A year ago when the Rivers Casino made its first $1 million in payments to the North Side and the Hill District to assist in neighborhood development projects, state Rep. Jake Wheatley, D-Hill, said unlike the Northside Leadership Conference, which had already leveraged an additional $900,000 in development funds, the Hill had no mechanism to allocate the funding.

Now it does. On Aug. 9, Wheatley’s office released a press statement saying the Advisory Committee for the Greater Hill District Development Growth Fund is preparing to review real estate projects with the purpose of rebuilding the neighborhood through residential and business development.


Each neighborhood will receive $3 million from the Rivers Casino per an agreement made with original casino developer Don Barden, who included it in his application for the city’s only gaming license. The Hill is to receive its $3 million in five yearly installments.

Wheatley, who has shepherded the process since before the casino was built, said he is “pleased to work with this distinguished committee to move projects forward that will revitalize this historic neighborhood and its economy.”

The committee is comprised of representatives from several community organizations including William Generett, Pittsburgh Central Keystone Innovation Zone; Bonnie Young Laing, Hill District Consensus Group; Richard Witherspoon, Hill District Federal Credit Union; Jules Matthews, Hill House Economic Development Corp.; Marimba Milliones, Hill Community Development Corp.; Kimberly Ellis, Historic Hill Institute; Rev. Johnny Monroe, Schenley Heights Development Program; and Rev. Glenn R. Grayson, Wesley Center AMEZ Church.

In addition to Wheatley, elected representatives on the committee include Allegheny County Executive Dan Onorato, and Pittsburgh Councilman R. Daniel Lavelle. They are non-voting members, serving strictly in an advisory capacity.

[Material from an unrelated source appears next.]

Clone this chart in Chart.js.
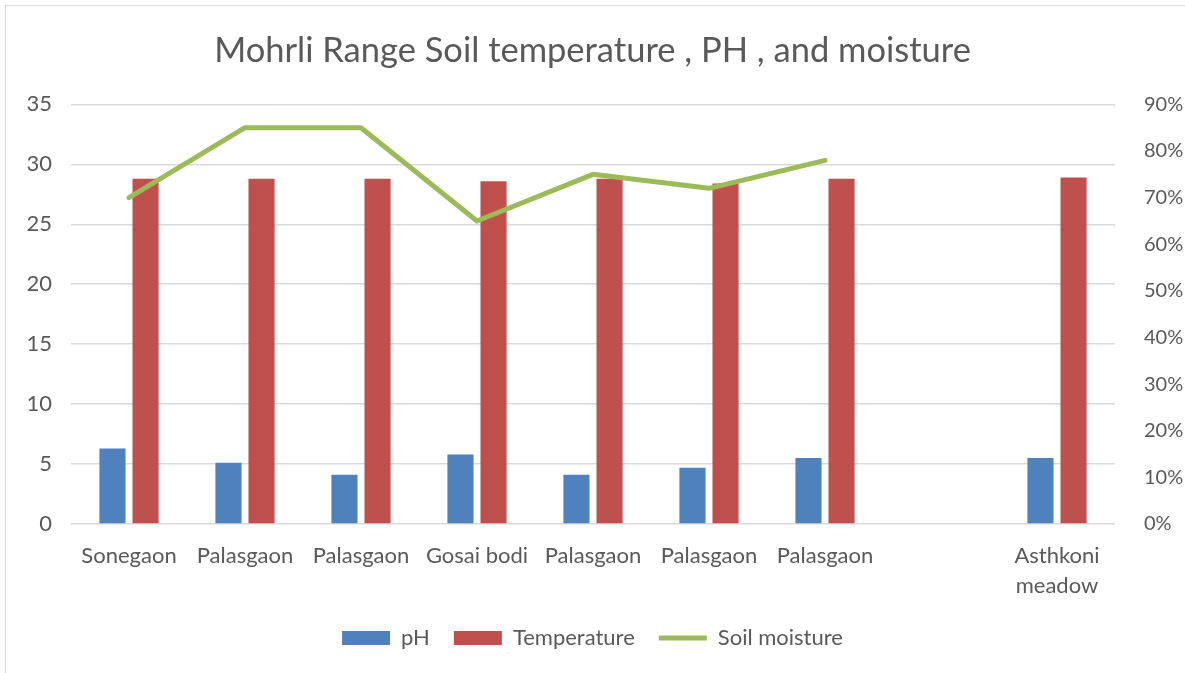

According to the fund’s bylaws, all projects to be approved must be for development above Crawford Street. The committee will make funding recommendations for approved projects to the POISE Foundation, which is managing the fund and which will distribute the monies.

Wheatley said the committee has not formally elected officers yet and will do so before finalizing eligibility requirements, per-project funding limits, and submission procedures. He said they are taking their time for a reason—they want to get it right.

“We have to decide how best to use these funds to leverage the maximum amount of investment. We want to spend it wisely and get the biggest bang for the buck we can,” he said.

“We will meet with investors who can help us do that. And don’t forget—there’s still the Master Plan process for the Hill. We don’t need to get ahead of that. We’d rather do this right than do it fast.”